Now, I am not going to sit here and bash the man who did commit the act of ghosting on me. In fact, I fell pretty hard for him, sort of fast too, if I am being honest. And, I am being honest because my motto in life is always: Honesty is the ONLY policy. And if you know me, you know that I do not fall easily for any man. I struggle to trust men. I struggle to accept that any man who has ever used a social media dating app, like Bumble or Tinder, is even looking for love. And, how could I? Every man who I have ever dated, especially in the last month, has told me some version of the following: “I mean, who cares if it does not work with some random girl. There is always someone else in the app waiting for another date. In fact, I am on Tinder and Bumble, just to increase my chances of meeting more women. So, onto the next…” No joke, I have heard the same version of this story, from the last three men who I went on a first date with. Needless to say, I lost interest quickly and second dates did not occur.
*Note: If a man is on more than one social media dating site, just run for your life. This is a man who will always be looking for the next best option and will never be truly satisfied. Run.
Speaking of first dates, I am terrible at all initial encounters with men. I am honestly surprised that I am not being ghosted more often due to my sarcasm and innate awkwardness. With that being said, I was wildly excited that this man who originally ghosted me even wanted a second date, as I was…of course–awkward and sarcastic. Note, the sarcasm is exponentially exacerbated during all first face-to-face interactions with men. Have you ever seen an actual fish out of water, flopping around on dry land? Yeah, that floppy is fish is, in fact, me–fucking awkward and fucking sarcastic.
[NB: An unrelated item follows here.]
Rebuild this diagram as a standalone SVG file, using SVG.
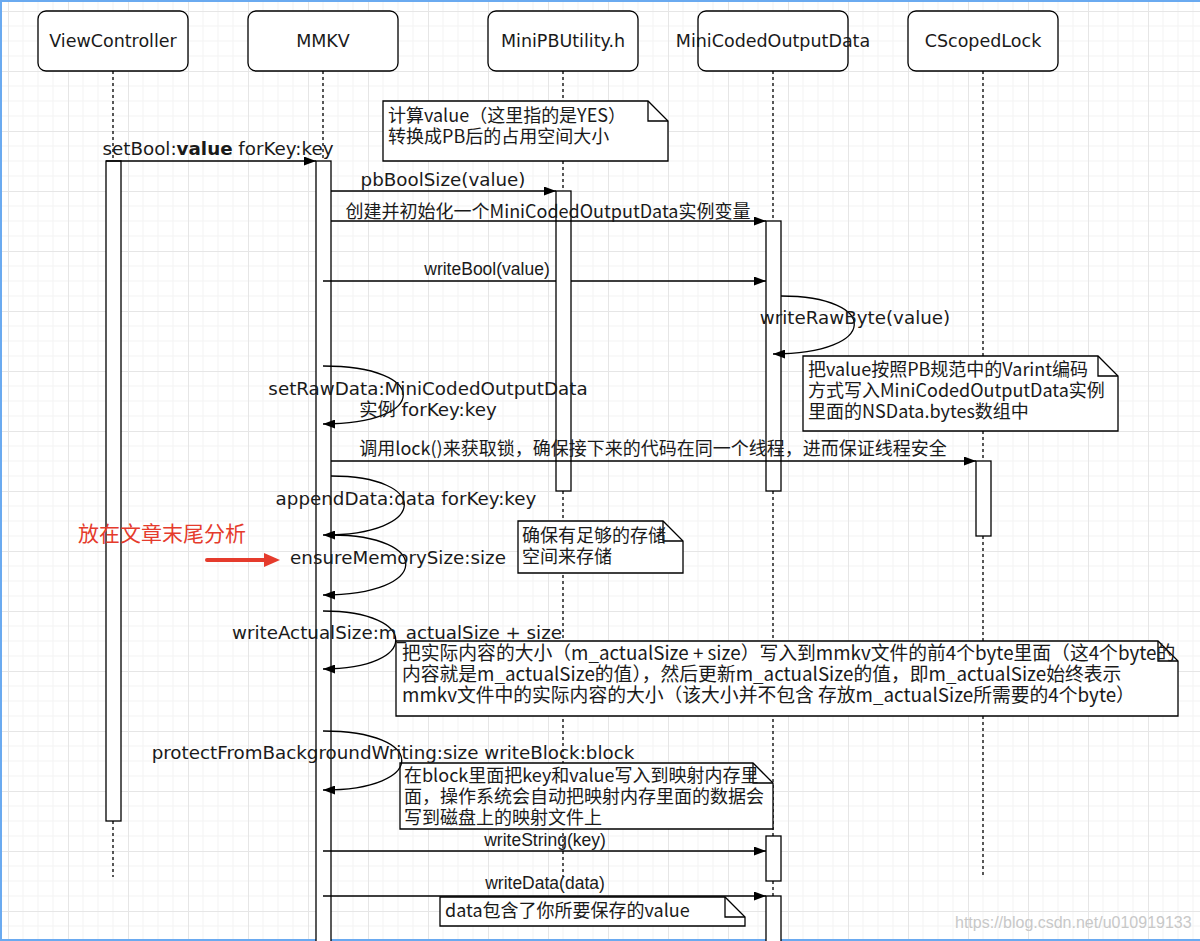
<svg xmlns="http://www.w3.org/2000/svg" width="1200" height="941" viewBox="0 0 1200 941">
<defs>
<pattern id="grid" patternUnits="userSpaceOnUse" x="8" y="11" width="60" height="60">
<path d="M15,0V60M30,0V60M45,0V60M0,15H60M0,30H60M0,45H60" stroke="#f3f3f3" stroke-width="1" fill="none"/>
<path d="M0.5,0V60M0,0.5H60" stroke="#e6e6e6" stroke-width="1" fill="none"/>
</pattern>
<marker id="arr" markerUnits="userSpaceOnUse" markerWidth="12" markerHeight="9" refX="12" refY="4.5" orient="auto">
<path d="M0,0L12,4.5L0,9Z" fill="#000"/>
</marker>
<marker id="rarr" markerUnits="userSpaceOnUse" markerWidth="16" markerHeight="14" refX="4" refY="7" orient="auto">
<path d="M0,0L16,7L0,14Z" fill="#e53b2c"/>
</marker>
<style>
.box{fill:#fff;stroke:#000;stroke-width:1.3}
.life{fill:none;stroke:#000;stroke-width:1.3;stroke-dasharray:3 3}
.act{fill:#fff;stroke:#000;stroke-width:1.3}
.msg{fill:none;stroke:#000;stroke-width:1.3;marker-end:url(#arr)}
.note{fill:#fff;stroke:#000;stroke-width:1.3}
.fold{fill:none;stroke:#000;stroke-width:1.3}
.pt{font-family:"DejaVu Sans",sans-serif;font-size:17.5px;text-anchor:middle;fill:#1a1a1a}
.ml{font-family:"DejaVu Sans","Noto Sans CJK SC",sans-serif;font-size:18.3px;text-anchor:middle;fill:#1a1a1a}
.mn{font-family:"Liberation Sans",sans-serif;font-size:17.5px;text-anchor:middle;fill:#1a1a1a}
.cn{font-family:"Noto Sans CJK SC",sans-serif;font-size:18px;fill:#1a1a1a}
.cn.big{font-size:18.8px}
</style>
</defs>
<rect x="0" y="0" width="1200" height="941" fill="#fff"/>
<rect x="0" y="0" width="1200" height="941" fill="url(#grid)"/>
<path d="M0,1H1200M1,0V941M0,940H1200" stroke="#6aaaf0" stroke-width="2" fill="none"/>

<g id="ViewController">
<rect class="box" x="38" y="11" width="150" height="60" rx="8"/>
<text class="pt" x="113" y="47">ViewController</text>
<path class="life" d="M113,71V161M113,821V877"/>
<rect class="act" x="106" y="161" width="15" height="660"/>
</g>
<g id="MMKV">
<rect class="box" x="248" y="11" width="150" height="60" rx="8"/>
<text class="pt" x="323" y="47">MMKV</text>
<path class="life" d="M323,71V161"/>
<rect class="act" x="316" y="161" width="15" height="790"/>
</g>
<g id="MiniPBUtility">
<rect class="box" x="488" y="11" width="150" height="60" rx="8"/>
<text class="pt" x="563" y="47">MiniPBUtility.h</text>
<path class="life" d="M563,71V191M563,491V877"/>
<rect class="act" x="556" y="191" width="15" height="300"/>
</g>
<g id="MiniCodedOutputData">
<rect class="box" x="698" y="11" width="150" height="60" rx="8"/>
<text class="pt" x="773" y="47">MiniCodedOutputData</text>
<path class="life" d="M773,71V221M773,491V836M773,881V896"/>
<rect class="act" x="766" y="221" width="15" height="270"/>
<rect class="act" x="766" y="836" width="15" height="45"/>
<rect class="act" x="766" y="896" width="15" height="55"/>
</g>
<g id="CScopedLock">
<rect class="box" x="908" y="11" width="150" height="60" rx="8"/>
<text class="pt" x="983" y="47">CScopedLock</text>
<path class="life" d="M983,71V461M983,536V877"/>
<rect class="act" x="976" y="461" width="15" height="75"/>
</g>

<g id="note1">
<path class="note" d="M383,101H648L668,121V161H383Z"/><path class="fold" d="M648,101V121H668"/>
<text class="cn" x="388" y="122">计算value（这里指的是YES）</text>
<text class="cn" x="388" y="143">转换成PB后的占用空间大小</text>
</g>
<g id="note2">
<path class="note" d="M803,356H1098L1118,376V431H803Z"/><path class="fold" d="M1098,356V376H1118"/>
<text class="cn" x="808" y="376">把value按照PB规范中的Varint编码</text>
<text class="cn" x="808" y="397">方式写入MiniCodedOutputData实例</text>
<text class="cn" x="808" y="418">里面的NSData.bytes数组中</text>
</g>
<g id="note3">
<path class="note" d="M518,521H663L683,541V573H518Z"/><path class="fold" d="M663,521V541H683"/>
<text class="cn" x="522" y="542">确保有足够的存储</text>
<text class="cn" x="522" y="563">空间来存储</text>
</g>
<g id="note4">
<path class="note" d="M396,641H1158L1178,661V716H396Z"/><path class="fold" d="M1158,641V661H1178"/>
<text class="cn big" x="402" y="660">把实际内容的大小（m_actualSize + size）写入到mmkv文件的前4个byte里面（这4个byte的</text>
<text class="cn big" x="402" y="681">内容就是m_actualSize的值），然后更新m_actualSize的值，即m_actualSize始终表示</text>
<text class="cn big" x="402" y="702">mmkv文件中的实际内容的大小（该大小并不包含 存放m_actualSize所需要的4个byte）</text>
</g>
<g id="note5">
<path class="note" d="M400,763H753L773,783V829H400Z"/><path class="fold" d="M753,763V783H773"/>
<text class="cn" x="404" y="782">在block里面把key和value写入到映射内存里</text>
<text class="cn" x="404" y="803">面，操作系统会自动把映射内存里面的数据会</text>
<text class="cn" x="404" y="824">写到磁盘上的映射文件上</text>
</g>
<g id="note6">
<path class="note" d="M440,897H725L745,917V926H440Z"/><path class="fold" d="M725,897V917H745"/>
<text class="cn" x="445" y="917">data包含了你所要保存的value</text>
</g>

<g id="connectors">
<path class="msg" d="M106,161H316"/>
<path class="msg" d="M331,191H556"/>
<path class="msg" d="M331,221H766"/>
<path class="msg" d="M323,281H556M571,281H766"/>
<path class="msg" d="M781,296C880,296 880,354 773,354"/>
<path class="msg" d="M323,366C430,366 430,424 323,424"/>
<path class="msg" d="M331,461H976"/>
<path class="msg" d="M331,476C430,476 430,535 323,535"/>
<path class="msg" d="M331,535C432,535 432,595 323,595"/>
<path class="msg" d="M323,611C420,611 420,669 323,669"/>
<path class="msg" d="M323,731C428,731 428,790 323,790"/>
<path class="msg" d="M323,851H766"/>
<path class="msg" d="M323,896H766"/>
</g>

<g id="labels">
<text class="ml" x="218" y="155">setBool:<tspan font-weight="bold">value</tspan> forKey:key</text>
<text class="ml" x="443" y="186">pbBoolSize(value)</text>
<text class="cn" x="548" y="218" text-anchor="middle">创建并初始化一个MiniCodedOutputData实例变量</text>
<text class="mn" x="487" y="275">writeBool(value)</text>
<text class="ml" x="855" y="324">writeRawByte(value)</text>
<text class="ml" x="428" y="395">setRawData:MiniCodedOutputData</text>
<text class="ml" x="428" y="416">实例 forKey:key</text>
<text class="cn" x="653" y="455" text-anchor="middle">调用lock()来获取锁，确保接下来的代码在同一个线程，进而保证线程安全</text>
<text class="ml" x="406" y="505">appendData:data forKey:key</text>
<text class="ml" x="398" y="564">ensureMemorySize:size</text>
<text class="ml" x="397" y="639">writeActualSize:m_actualSize + size</text>
<text class="ml" x="393" y="759">protectFromBackgroundWriting:size writeBlock:block</text>
<text class="mn" x="545" y="846">writeString(key)</text>
<text class="mn" x="545" y="889">writeData(data)</text>
</g>

<g id="annotation">
<text x="78" y="541" font-family="Noto Sans CJK SC,sans-serif" font-size="21" fill="#e53b2c">放在文章末尾分析</text>
<path d="M207,560H268" stroke="#e53b2c" stroke-width="4" stroke-linecap="round" fill="none" marker-end="url(#rarr)"/>
</g>
<text x="955" y="928" font-family="Liberation Sans,sans-serif" font-size="16" fill="#c8c8c8">https://blog.csdn.net/u010919133</text>
</svg>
So, you can imagine how shocked I was when the original ghoster asked to spend another evening with me.
Fast forward four months later and there I was…being GHOSTED. The last words this man said to me were, “You are still full of shit”. He accused me of blocking him on my fucking Instagram. To be clear, I did not block him, as that would be insanely childish and weird, on a level that I would not even touch. Listen, every once in awhile I need a mad break from Facebook, Instagram and all other forms of social media, so I delete the apps and take a brief recess. Like, let’s be honest, I do not need to be obsessing over photos of women, who weigh 110 pounds, and then comparing my thick ass thighs and my colossal ass to these pint sized ladies. In 1996, the band Chicago had a song called “Hard to Say I’m Sorry” and in the first verse of the song, the lyrics read:
Everybody needs a little time away
I heard her say
From each other
Even lovers need a holiday
From each other
Like, they get it. Chicago totally gets it. Sometimes, I just need a little time away from feeling like human garbage because Instagram is telling me I need to be a size two. But, to my point, I was ghosted a month ago to the date and I am still deeply hurt and confused by this grown ass man’s inability to communicate his feelings to me.
Okay, so here is the lesson we should all take from this story regarding the disgusting act of ghosting: DO NOT DO IT. DO NOT GHOST. BE A DESCENT FUCKING HUMAN.
Unless you are a God damn dead person, coming back to haunt the new tenants of the home you previously owned, cutting off all communication with someone you once cared about is 100% unacceptable. BE AN ADULT! Tell the person who you just spent X amount of time with that you are no longer interested in seeing him/her romantically. Like, how fucking hard is that? Let me rephrase, telling someone that you are no loner interested in him/her is just the descent thing to do. Period. End of story.
So, to all of you men and women who feel that ghosting is an appropriate means to ending a relationship, my hope is that throughout the year of 2018 you receive the haunting of a lifetime. Legit, I hope that a wall in your home turns into a portal from Hell. I hope that demons use it as a passage way through unworldly dimensions. My hope is that these demons freak you the FUCK out. For all of you out there who have committed the heinous act of ghosting, my wish is that your alarm clocks go off at 3:00 a.m., for months on end. The Devil’s Hour is going to be your time to shine asshole!
He is coming to get you and let’s be honest…you probably deserve it!